• _Request_
Reproduce the listing verbatim.

• _Source data_

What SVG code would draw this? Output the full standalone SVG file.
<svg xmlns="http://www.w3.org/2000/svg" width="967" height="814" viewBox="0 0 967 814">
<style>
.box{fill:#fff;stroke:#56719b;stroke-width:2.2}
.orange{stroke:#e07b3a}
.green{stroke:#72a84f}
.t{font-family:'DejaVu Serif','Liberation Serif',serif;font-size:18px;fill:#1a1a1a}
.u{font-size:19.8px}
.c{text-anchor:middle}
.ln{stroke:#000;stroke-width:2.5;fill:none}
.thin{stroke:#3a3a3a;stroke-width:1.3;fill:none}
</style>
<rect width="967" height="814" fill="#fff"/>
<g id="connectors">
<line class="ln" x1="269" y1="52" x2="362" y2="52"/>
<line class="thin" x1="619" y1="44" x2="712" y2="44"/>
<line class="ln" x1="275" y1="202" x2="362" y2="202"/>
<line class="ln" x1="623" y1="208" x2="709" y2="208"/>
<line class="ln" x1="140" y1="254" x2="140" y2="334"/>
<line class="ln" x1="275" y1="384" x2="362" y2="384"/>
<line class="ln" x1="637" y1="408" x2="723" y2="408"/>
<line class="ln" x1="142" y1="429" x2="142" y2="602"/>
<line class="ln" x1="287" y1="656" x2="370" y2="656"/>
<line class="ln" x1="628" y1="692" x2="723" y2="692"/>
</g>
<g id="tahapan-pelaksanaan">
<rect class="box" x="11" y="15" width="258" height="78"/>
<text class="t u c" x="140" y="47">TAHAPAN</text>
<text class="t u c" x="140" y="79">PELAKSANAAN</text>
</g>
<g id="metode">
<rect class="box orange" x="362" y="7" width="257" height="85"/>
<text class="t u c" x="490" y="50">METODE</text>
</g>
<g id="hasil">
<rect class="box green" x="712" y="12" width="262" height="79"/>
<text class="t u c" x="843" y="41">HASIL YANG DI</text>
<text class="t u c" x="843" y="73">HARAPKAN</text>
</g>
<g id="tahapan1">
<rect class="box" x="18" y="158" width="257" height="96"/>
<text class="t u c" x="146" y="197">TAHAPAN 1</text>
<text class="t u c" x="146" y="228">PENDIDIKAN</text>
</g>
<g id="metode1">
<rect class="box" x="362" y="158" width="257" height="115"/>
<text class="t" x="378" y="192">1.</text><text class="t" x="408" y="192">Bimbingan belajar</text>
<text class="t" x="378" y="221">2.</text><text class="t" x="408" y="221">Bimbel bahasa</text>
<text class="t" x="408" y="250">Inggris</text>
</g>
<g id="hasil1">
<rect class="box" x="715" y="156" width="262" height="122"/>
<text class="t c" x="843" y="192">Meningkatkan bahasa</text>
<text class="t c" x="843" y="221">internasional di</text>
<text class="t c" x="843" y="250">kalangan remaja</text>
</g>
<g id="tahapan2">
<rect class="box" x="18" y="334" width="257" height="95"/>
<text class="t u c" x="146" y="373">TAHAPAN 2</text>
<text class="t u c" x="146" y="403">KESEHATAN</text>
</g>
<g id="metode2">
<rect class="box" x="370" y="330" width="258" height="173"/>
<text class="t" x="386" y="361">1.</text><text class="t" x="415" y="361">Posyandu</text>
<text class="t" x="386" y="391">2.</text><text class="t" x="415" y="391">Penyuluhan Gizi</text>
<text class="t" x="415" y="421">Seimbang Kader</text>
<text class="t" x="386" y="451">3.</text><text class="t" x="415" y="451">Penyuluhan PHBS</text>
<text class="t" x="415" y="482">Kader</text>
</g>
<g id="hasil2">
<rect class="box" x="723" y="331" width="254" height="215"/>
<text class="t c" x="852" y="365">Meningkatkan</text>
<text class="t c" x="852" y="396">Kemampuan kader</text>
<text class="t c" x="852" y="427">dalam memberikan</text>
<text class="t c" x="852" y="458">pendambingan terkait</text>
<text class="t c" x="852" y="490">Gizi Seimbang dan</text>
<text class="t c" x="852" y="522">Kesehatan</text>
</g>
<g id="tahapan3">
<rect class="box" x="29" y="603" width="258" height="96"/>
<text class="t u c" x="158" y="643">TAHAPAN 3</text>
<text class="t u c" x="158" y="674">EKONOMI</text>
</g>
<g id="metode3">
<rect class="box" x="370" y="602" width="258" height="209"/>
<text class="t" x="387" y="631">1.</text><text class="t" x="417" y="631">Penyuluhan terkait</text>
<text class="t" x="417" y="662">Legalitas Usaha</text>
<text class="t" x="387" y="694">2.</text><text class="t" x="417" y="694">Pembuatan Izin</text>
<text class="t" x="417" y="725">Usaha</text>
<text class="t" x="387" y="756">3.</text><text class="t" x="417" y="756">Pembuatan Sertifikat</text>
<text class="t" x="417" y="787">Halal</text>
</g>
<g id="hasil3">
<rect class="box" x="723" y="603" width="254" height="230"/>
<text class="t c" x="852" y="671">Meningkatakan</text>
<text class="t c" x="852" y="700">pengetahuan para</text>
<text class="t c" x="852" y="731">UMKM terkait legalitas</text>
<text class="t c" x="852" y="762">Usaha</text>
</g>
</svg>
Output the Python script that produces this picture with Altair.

• _Problem solution_
What SVG code would draw this? Output the full standalone SVG file.
<svg xmlns="http://www.w3.org/2000/svg" width="967" height="814" viewBox="0 0 967 814">
<style>
.box{fill:#fff;stroke:#56719b;stroke-width:2.2}
.orange{stroke:#e07b3a}
.green{stroke:#72a84f}
.t{font-family:'DejaVu Serif','Liberation Serif',serif;font-size:18px;fill:#1a1a1a}
.u{font-size:19.8px}
.c{text-anchor:middle}
.ln{stroke:#000;stroke-width:2.5;fill:none}
.thin{stroke:#3a3a3a;stroke-width:1.3;fill:none}
</style>
<rect width="967" height="814" fill="#fff"/>
<g id="connectors">
<line class="ln" x1="269" y1="52" x2="362" y2="52"/>
<line class="thin" x1="619" y1="44" x2="712" y2="44"/>
<line class="ln" x1="275" y1="202" x2="362" y2="202"/>
<line class="ln" x1="623" y1="208" x2="709" y2="208"/>
<line class="ln" x1="140" y1="254" x2="140" y2="334"/>
<line class="ln" x1="275" y1="384" x2="362" y2="384"/>
<line class="ln" x1="637" y1="408" x2="723" y2="408"/>
<line class="ln" x1="142" y1="429" x2="142" y2="602"/>
<line class="ln" x1="287" y1="656" x2="370" y2="656"/>
<line class="ln" x1="628" y1="692" x2="723" y2="692"/>
</g>
<g id="tahapan-pelaksanaan">
<rect class="box" x="11" y="15" width="258" height="78"/>
<text class="t u c" x="140" y="47">TAHAPAN</text>
<text class="t u c" x="140" y="79">PELAKSANAAN</text>
</g>
<g id="metode">
<rect class="box orange" x="362" y="7" width="257" height="85"/>
<text class="t u c" x="490" y="50">METODE</text>
</g>
<g id="hasil">
<rect class="box green" x="712" y="12" width="262" height="79"/>
<text class="t u c" x="843" y="41">HASIL YANG DI</text>
<text class="t u c" x="843" y="73">HARAPKAN</text>
</g>
<g id="tahapan1">
<rect class="box" x="18" y="158" width="257" height="96"/>
<text class="t u c" x="146" y="197">TAHAPAN 1</text>
<text class="t u c" x="146" y="228">PENDIDIKAN</text>
</g>
<g id="metode1">
<rect class="box" x="362" y="158" width="257" height="115"/>
<text class="t" x="378" y="192">1.</text><text class="t" x="408" y="192">Bimbingan belajar</text>
<text class="t" x="378" y="221">2.</text><text class="t" x="408" y="221">Bimbel bahasa</text>
<text class="t" x="408" y="250">Inggris</text>
</g>
<g id="hasil1">
<rect class="box" x="715" y="156" width="262" height="122"/>
<text class="t c" x="843" y="192">Meningkatkan bahasa</text>
<text class="t c" x="843" y="221">internasional di</text>
<text class="t c" x="843" y="250">kalangan remaja</text>
</g>
<g id="tahapan2">
<rect class="box" x="18" y="334" width="257" height="95"/>
<text class="t u c" x="146" y="373">TAHAPAN 2</text>
<text class="t u c" x="146" y="403">KESEHATAN</text>
</g>
<g id="metode2">
<rect class="box" x="370" y="330" width="258" height="173"/>
<text class="t" x="386" y="361">1.</text><text class="t" x="415" y="361">Posyandu</text>
<text class="t" x="386" y="391">2.</text><text class="t" x="415" y="391">Penyuluhan Gizi</text>
<text class="t" x="415" y="421">Seimbang Kader</text>
<text class="t" x="386" y="451">3.</text><text class="t" x="415" y="451">Penyuluhan PHBS</text>
<text class="t" x="415" y="482">Kader</text>
</g>
<g id="hasil2">
<rect class="box" x="723" y="331" width="254" height="215"/>
<text class="t c" x="852" y="365">Meningkatkan</text>
<text class="t c" x="852" y="396">Kemampuan kader</text>
<text class="t c" x="852" y="427">dalam memberikan</text>
<text class="t c" x="852" y="458">pendambingan terkait</text>
<text class="t c" x="852" y="490">Gizi Seimbang dan</text>
<text class="t c" x="852" y="522">Kesehatan</text>
</g>
<g id="tahapan3">
<rect class="box" x="29" y="603" width="258" height="96"/>
<text class="t u c" x="158" y="643">TAHAPAN 3</text>
<text class="t u c" x="158" y="674">EKONOMI</text>
</g>
<g id="metode3">
<rect class="box" x="370" y="602" width="258" height="209"/>
<text class="t" x="387" y="631">1.</text><text class="t" x="417" y="631">Penyuluhan terkait</text>
<text class="t" x="417" y="662">Legalitas Usaha</text>
<text class="t" x="387" y="694">2.</text><text class="t" x="417" y="694">Pembuatan Izin</text>
<text class="t" x="417" y="725">Usaha</text>
<text class="t" x="387" y="756">3.</text><text class="t" x="417" y="756">Pembuatan Sertifikat</text>
<text class="t" x="417" y="787">Halal</text>
</g>
<g id="hasil3">
<rect class="box" x="723" y="603" width="254" height="230"/>
<text class="t c" x="852" y="671">Meningkatakan</text>
<text class="t c" x="852" y="700">pengetahuan para</text>
<text class="t c" x="852" y="731">UMKM terkait legalitas</text>
<text class="t c" x="852" y="762">Usaha</text>
</g>
</svg>
Output the Python script that produces this picture with Altair.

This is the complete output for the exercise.